Participants plus: Levels: variables = 4: watching tv, playing video games, using computers, using smartphone day = 2 = weekdays, weekends hours = 9 = 0, 0.5, 1 - 7

4b. What research question does this plot describe? Is it appropriate for the levels within the data? The plot describes how hours of use impact upon well-being? No, it is too broad a research question.

4c. What research question would fit this visualisation?Is it appropriate for the levels in the data? The hours are now displayed by weekdays and weekends. How do hours of screen time impact on well-being on weekdays and at the weekend? No, it is still too broad.

4d. What does the facet_wrap() function do? Is this plot appropriate for the levels in the data? The facet_wrap() function has split the types of screen time and shown how hours of use across weekdays and weekends impact upon well-being. This captures the levels of information within the dataset.

5a. See the script

6a. Write an interpretation of the above plot in plain English. Something along the lines of: Adolescent girls show lower overall well-being compared to adolescent boys. In addition, the slope for girls appears more negative than that for boys; the one for boys appears relatively flat. This suggests that the negative association between well-being and smartphone use is stronger for girls.

7a. What is the p-value for the overall model? Is it significant? What does this mean? The p-value for the overall model fit is < 2.2e-16. This significant. It means that together the predictors describe the variance in well-being better than a model without the predictors (the null model). So knowing something about smartphone use and sex of participants will allow us to predict their well-being to a degree.

7b. To two decimal places, what percentage of the variance in well-being scores does the overall model explain? 9.38%

7c. Are the main effects of smartphone use and sex significant? Yes.

7d. Which variable indicates the interaction between smartphone use and sex? The interaction is indicated by the variable hours_per_day:sex.

7e. And is the interaction significant? Yes.

7f. What is the most reasonable interpretation of these results? Smartphone use was more negatively associated with well-being for girls than for boys.

7g. Is being Male better for a person’s well-being in the context of smartphone use than being Female? Yes.

8a. What do you conclude from the QQ-plot? The residuals are normally distributed.

8b. Do any of the predictors show evidence of multicollinearity? Yes, Boys and the interaction do. We’ll talk about that more, later in the module.

Write up

Treatment / dummy coded model Treatment coding was used for categorical predictors with the Girls level acting as the reference group. The results of the regression indicated that the model significantly predicted well-being (F(3, 71029) = 2450.89, p < .001, Adjusted R2 = 0.09), accounting for 9% of the variance.Total hours of smart phone use was a significant negative predictor of well-being scores (β = -0.77, p < .001, as was sex (β = 3.22, p < .001), with girls having lower well-being scores than boys. Importantly, there was a significant interaction between screen time and sex (β = 0.45, p < .001): smartphone use was more negatively associated with well-being for girls than for boys.

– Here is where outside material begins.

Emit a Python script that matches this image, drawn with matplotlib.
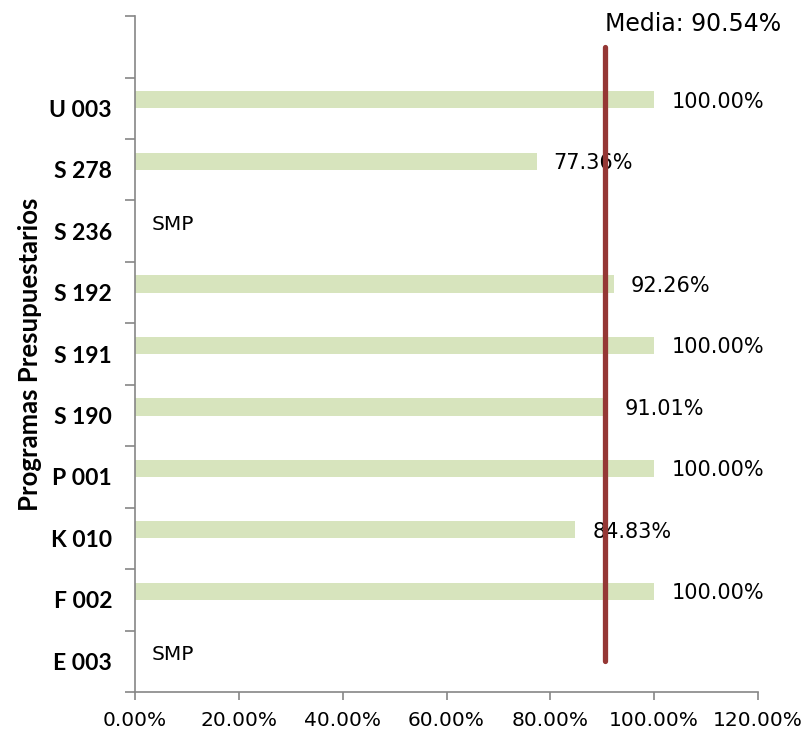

Deviation / sum coded model Deviation coding was used for categorical predictors. The results of the regression indicated that the model significantly predicted well-being (F(3, 71029) = 2450.89, p < .001, Adjusted R2 = 0.09), accounting for 9% of the variance. Total hours of smart phone use was a significant negative predictor of well-being scores (β = -0.55, p < .001, as was sex (β = -1.61, p < .001), with girls having lower well-being scores than boys. Importantly, there was a significant interaction between screen time and sex (β = -0.22, p < .001), indicating that smartphone use was more negatively associated with well-being for girls than for boys.